What the task requires
Here is the task for the listing below: output exactly the lines from the one containing "Write a component" through the one containing "import * as", and leave out the pictures.

Stored data
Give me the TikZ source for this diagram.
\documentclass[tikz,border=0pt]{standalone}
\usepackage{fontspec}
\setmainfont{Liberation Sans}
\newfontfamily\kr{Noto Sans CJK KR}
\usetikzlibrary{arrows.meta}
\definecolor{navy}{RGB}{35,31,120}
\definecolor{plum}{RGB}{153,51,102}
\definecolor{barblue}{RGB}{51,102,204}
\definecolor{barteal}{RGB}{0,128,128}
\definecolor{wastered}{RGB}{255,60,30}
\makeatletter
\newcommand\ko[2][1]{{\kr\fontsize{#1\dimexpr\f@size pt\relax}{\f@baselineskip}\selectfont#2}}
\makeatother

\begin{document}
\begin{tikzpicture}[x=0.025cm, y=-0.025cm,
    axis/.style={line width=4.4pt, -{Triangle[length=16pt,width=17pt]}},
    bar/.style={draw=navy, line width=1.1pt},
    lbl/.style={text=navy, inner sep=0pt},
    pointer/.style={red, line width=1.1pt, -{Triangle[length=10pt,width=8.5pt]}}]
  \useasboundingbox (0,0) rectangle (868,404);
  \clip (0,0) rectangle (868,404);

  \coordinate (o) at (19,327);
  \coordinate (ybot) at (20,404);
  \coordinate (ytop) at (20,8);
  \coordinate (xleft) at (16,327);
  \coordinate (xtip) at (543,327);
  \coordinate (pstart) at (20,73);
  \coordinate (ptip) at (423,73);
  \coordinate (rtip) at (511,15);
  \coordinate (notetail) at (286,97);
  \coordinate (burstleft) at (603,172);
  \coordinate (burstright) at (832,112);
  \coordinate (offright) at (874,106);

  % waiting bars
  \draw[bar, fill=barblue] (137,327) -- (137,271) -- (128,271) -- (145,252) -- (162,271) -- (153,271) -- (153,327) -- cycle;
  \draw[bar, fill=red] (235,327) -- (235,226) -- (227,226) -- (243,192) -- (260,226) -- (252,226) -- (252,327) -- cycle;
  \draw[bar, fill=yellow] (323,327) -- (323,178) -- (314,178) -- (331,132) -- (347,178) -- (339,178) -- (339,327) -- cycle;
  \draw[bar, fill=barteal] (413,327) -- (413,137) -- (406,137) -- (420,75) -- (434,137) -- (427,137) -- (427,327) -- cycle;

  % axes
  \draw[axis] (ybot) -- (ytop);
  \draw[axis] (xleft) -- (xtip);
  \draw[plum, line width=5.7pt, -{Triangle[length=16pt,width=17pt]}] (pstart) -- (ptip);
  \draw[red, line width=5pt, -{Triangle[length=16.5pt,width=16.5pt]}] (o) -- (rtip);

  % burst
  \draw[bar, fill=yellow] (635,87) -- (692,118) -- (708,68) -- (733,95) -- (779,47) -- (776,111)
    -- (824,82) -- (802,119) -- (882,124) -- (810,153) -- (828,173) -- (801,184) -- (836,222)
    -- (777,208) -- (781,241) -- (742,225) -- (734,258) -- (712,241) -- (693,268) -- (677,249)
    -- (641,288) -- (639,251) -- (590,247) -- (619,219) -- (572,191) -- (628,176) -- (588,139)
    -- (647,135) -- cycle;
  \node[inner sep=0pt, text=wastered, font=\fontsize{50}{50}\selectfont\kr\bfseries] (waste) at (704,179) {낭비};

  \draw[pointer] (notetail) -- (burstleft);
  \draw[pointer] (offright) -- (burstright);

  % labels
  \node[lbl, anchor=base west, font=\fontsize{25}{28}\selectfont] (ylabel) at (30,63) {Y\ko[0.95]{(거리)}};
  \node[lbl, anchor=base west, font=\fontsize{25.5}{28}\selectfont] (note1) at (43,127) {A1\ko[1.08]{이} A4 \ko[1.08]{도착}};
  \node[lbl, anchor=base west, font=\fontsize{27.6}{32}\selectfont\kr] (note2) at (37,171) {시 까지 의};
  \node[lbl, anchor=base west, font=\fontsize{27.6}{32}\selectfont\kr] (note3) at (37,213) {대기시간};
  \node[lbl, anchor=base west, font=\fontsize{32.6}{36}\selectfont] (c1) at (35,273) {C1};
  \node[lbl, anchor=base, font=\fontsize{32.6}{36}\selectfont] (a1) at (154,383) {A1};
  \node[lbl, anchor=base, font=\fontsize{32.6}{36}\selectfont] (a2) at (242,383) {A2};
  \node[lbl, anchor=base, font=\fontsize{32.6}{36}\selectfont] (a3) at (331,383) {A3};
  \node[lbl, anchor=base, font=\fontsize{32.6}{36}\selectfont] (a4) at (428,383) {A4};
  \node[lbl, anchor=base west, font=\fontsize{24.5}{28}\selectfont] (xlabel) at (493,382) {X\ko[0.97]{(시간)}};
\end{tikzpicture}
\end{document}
==
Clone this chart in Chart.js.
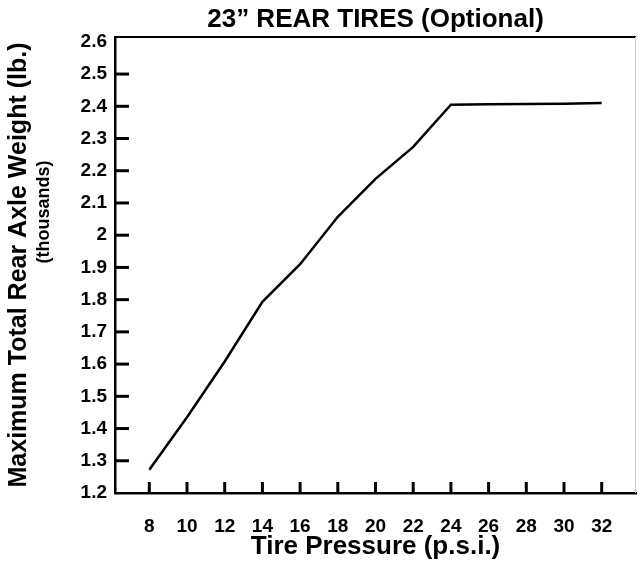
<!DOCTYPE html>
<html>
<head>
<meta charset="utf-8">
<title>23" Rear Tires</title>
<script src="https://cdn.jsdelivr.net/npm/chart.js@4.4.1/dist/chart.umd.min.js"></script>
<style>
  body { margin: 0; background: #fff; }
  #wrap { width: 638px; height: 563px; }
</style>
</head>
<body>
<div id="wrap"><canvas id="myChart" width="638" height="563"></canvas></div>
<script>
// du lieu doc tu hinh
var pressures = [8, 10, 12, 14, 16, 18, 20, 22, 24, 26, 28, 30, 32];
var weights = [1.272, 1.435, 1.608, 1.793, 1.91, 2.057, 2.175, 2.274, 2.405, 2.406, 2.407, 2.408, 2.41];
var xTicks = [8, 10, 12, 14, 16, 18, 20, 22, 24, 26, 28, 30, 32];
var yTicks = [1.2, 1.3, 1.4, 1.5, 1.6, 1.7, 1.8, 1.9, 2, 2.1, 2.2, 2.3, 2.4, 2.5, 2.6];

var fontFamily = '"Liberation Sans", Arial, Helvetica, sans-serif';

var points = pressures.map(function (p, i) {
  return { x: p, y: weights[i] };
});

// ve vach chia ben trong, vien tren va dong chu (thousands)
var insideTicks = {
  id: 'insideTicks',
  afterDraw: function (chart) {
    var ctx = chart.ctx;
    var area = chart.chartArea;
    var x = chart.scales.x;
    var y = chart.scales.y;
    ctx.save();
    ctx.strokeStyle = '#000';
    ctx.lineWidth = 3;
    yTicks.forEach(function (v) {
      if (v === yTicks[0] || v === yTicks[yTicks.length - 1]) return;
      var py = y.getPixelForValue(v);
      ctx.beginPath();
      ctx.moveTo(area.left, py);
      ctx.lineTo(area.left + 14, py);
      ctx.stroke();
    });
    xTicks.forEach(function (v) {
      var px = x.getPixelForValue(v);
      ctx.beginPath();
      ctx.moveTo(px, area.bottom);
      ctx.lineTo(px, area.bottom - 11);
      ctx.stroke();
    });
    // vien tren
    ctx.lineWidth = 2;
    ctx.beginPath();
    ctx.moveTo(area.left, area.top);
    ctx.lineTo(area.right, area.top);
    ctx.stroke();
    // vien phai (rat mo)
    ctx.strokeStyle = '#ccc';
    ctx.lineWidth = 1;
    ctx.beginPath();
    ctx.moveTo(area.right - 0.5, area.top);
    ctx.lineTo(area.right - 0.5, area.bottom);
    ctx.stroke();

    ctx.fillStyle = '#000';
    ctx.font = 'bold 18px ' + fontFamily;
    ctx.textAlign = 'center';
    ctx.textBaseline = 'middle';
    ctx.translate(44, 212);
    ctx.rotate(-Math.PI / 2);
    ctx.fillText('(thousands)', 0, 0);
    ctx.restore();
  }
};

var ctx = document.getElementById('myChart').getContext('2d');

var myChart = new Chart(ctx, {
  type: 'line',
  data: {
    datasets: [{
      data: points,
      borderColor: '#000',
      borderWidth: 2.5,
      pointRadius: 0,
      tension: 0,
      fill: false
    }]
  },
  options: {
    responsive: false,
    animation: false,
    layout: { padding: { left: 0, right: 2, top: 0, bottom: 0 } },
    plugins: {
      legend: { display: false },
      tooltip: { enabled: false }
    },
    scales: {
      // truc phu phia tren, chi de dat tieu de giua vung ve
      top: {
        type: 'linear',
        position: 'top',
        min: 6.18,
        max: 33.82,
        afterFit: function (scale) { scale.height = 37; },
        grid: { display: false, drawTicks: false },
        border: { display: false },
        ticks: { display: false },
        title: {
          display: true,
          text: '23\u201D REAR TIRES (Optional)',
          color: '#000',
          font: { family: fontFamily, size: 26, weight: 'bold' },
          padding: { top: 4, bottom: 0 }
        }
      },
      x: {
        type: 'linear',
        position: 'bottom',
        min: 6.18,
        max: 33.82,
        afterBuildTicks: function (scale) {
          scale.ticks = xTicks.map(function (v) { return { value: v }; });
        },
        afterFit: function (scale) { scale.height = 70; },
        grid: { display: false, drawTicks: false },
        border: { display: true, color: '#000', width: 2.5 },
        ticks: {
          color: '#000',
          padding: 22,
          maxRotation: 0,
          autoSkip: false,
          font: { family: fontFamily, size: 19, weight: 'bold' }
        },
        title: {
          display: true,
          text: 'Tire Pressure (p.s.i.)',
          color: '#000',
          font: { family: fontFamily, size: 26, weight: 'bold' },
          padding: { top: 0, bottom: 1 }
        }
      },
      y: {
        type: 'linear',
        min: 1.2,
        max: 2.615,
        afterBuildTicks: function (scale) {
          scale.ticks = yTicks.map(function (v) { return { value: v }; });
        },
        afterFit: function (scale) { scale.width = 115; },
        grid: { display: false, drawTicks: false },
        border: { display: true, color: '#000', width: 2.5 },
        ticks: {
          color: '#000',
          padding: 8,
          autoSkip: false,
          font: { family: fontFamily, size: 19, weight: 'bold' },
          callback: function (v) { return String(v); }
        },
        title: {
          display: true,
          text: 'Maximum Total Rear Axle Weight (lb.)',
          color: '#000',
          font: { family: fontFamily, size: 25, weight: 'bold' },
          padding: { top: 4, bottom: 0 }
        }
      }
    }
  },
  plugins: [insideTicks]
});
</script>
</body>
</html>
* * *
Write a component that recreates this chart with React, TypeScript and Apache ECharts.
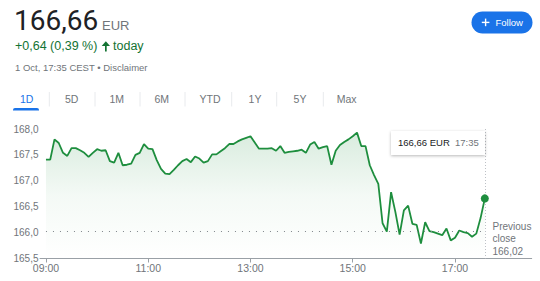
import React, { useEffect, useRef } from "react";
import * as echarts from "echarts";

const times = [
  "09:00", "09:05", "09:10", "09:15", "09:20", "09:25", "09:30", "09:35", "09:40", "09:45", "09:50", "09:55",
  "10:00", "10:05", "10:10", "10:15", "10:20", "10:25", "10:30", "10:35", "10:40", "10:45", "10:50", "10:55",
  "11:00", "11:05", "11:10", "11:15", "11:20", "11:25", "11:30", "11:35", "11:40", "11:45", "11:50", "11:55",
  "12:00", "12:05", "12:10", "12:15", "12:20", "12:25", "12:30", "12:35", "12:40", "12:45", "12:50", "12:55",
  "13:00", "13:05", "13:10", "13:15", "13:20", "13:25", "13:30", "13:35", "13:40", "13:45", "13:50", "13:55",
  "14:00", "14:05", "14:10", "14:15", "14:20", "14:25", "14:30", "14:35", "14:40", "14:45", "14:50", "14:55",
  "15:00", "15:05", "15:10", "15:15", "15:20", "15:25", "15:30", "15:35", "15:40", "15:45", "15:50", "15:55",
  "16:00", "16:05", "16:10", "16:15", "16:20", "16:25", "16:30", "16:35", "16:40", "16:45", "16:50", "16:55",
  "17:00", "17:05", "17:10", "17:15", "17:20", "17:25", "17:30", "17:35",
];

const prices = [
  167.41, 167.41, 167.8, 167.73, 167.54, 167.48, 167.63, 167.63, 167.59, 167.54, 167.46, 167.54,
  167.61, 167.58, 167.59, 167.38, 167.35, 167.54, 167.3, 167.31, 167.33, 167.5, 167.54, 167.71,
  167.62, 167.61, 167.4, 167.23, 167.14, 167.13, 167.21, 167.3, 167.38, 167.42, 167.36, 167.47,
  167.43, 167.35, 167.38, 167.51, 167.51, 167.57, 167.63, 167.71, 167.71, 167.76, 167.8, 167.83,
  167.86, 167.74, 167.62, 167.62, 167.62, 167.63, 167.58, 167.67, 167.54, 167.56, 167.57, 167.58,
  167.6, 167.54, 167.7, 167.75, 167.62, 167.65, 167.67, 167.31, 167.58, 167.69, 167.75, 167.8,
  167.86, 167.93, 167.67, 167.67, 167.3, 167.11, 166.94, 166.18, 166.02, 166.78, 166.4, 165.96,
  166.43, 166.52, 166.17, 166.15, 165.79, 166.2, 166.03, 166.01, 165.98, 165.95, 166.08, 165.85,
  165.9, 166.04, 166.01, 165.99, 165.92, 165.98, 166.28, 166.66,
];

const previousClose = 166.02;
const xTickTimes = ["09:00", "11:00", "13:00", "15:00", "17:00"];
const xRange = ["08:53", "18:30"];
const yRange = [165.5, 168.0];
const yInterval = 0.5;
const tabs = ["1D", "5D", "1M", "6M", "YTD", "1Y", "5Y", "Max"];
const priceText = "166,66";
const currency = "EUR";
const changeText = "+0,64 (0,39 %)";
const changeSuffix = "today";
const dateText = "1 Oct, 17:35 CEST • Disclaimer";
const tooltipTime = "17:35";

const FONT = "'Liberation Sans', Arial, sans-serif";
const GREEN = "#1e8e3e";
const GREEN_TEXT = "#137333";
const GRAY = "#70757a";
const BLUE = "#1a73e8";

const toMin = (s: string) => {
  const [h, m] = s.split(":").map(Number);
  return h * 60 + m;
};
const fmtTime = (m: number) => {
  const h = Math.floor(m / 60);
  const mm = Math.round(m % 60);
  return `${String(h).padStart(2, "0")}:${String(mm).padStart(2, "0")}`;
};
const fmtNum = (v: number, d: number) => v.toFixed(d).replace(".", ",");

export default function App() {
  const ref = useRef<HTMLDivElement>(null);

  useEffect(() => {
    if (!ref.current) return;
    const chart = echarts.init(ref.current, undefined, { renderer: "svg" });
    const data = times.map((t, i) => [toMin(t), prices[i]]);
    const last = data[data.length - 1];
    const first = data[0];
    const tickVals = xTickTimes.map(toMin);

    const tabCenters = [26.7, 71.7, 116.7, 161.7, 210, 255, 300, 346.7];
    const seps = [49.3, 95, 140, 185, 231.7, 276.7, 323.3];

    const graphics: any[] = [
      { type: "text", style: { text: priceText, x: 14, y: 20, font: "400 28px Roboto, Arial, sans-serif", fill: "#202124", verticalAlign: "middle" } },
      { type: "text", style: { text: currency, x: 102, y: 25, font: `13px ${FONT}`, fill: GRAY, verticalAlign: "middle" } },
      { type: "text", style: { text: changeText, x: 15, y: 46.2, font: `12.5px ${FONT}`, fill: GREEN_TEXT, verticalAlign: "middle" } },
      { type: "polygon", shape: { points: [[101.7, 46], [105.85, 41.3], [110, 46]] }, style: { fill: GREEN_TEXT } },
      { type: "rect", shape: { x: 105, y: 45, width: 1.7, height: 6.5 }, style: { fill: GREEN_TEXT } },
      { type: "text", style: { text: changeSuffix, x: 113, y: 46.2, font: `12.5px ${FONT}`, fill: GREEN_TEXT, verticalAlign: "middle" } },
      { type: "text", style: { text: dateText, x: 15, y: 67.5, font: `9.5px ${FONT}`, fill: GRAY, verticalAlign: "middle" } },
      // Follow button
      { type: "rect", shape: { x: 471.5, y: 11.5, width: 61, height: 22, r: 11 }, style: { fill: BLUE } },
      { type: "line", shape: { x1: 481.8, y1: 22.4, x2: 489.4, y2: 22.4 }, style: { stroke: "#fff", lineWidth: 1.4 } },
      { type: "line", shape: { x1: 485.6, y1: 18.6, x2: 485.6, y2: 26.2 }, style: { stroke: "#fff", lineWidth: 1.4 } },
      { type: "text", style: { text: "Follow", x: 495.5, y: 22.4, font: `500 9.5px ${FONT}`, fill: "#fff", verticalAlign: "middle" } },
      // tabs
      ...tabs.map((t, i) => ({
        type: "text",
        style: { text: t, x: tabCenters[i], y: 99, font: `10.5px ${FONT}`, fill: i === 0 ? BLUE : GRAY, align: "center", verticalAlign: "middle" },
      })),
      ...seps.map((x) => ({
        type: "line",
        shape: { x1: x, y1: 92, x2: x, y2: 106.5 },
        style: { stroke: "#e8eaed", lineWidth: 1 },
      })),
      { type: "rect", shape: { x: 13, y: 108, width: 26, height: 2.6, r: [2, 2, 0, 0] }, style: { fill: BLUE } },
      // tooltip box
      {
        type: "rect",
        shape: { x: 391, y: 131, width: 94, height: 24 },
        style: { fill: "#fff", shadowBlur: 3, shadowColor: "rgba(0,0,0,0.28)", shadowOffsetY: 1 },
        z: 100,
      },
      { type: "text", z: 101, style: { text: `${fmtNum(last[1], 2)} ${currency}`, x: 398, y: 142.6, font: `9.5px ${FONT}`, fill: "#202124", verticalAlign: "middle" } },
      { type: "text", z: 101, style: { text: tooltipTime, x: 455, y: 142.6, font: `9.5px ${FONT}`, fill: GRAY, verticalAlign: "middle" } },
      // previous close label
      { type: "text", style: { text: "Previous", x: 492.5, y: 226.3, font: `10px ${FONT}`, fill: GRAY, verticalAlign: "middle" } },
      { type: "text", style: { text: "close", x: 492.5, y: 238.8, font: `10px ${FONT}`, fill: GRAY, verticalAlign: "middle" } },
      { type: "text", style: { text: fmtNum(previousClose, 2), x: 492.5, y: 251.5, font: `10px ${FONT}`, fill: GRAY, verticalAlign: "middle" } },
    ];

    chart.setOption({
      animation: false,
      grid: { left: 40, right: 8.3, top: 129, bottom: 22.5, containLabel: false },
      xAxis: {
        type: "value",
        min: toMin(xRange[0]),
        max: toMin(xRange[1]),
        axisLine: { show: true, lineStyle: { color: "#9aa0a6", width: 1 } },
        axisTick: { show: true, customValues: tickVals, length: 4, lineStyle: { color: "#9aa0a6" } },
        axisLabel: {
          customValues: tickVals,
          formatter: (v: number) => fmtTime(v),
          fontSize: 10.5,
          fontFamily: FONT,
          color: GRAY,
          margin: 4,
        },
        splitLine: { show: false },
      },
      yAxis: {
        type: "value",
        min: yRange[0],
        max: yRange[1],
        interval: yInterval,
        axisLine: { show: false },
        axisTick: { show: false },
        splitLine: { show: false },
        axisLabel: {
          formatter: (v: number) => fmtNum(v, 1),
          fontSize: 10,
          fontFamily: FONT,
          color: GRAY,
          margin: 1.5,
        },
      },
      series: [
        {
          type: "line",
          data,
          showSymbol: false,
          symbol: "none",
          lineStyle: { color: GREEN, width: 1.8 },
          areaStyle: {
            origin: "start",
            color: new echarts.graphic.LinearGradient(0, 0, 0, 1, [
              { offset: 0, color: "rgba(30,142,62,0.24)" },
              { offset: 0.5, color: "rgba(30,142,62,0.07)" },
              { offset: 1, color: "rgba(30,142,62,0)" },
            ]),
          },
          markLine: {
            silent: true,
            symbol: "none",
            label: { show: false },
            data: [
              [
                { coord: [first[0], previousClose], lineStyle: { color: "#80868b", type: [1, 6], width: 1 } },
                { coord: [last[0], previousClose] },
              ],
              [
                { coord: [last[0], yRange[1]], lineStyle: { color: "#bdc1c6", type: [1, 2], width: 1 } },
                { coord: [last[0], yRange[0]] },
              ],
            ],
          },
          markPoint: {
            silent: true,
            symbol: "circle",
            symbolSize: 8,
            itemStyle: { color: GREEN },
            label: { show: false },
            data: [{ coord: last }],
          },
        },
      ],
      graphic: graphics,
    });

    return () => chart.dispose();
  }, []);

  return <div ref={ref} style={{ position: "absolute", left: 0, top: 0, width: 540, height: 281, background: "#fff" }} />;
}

Written answer
Write a component that recreates this chart with React, TypeScript and Apache ECharts.
import React, { useEffect, useRef } from "react";
import * as echarts from "echarts";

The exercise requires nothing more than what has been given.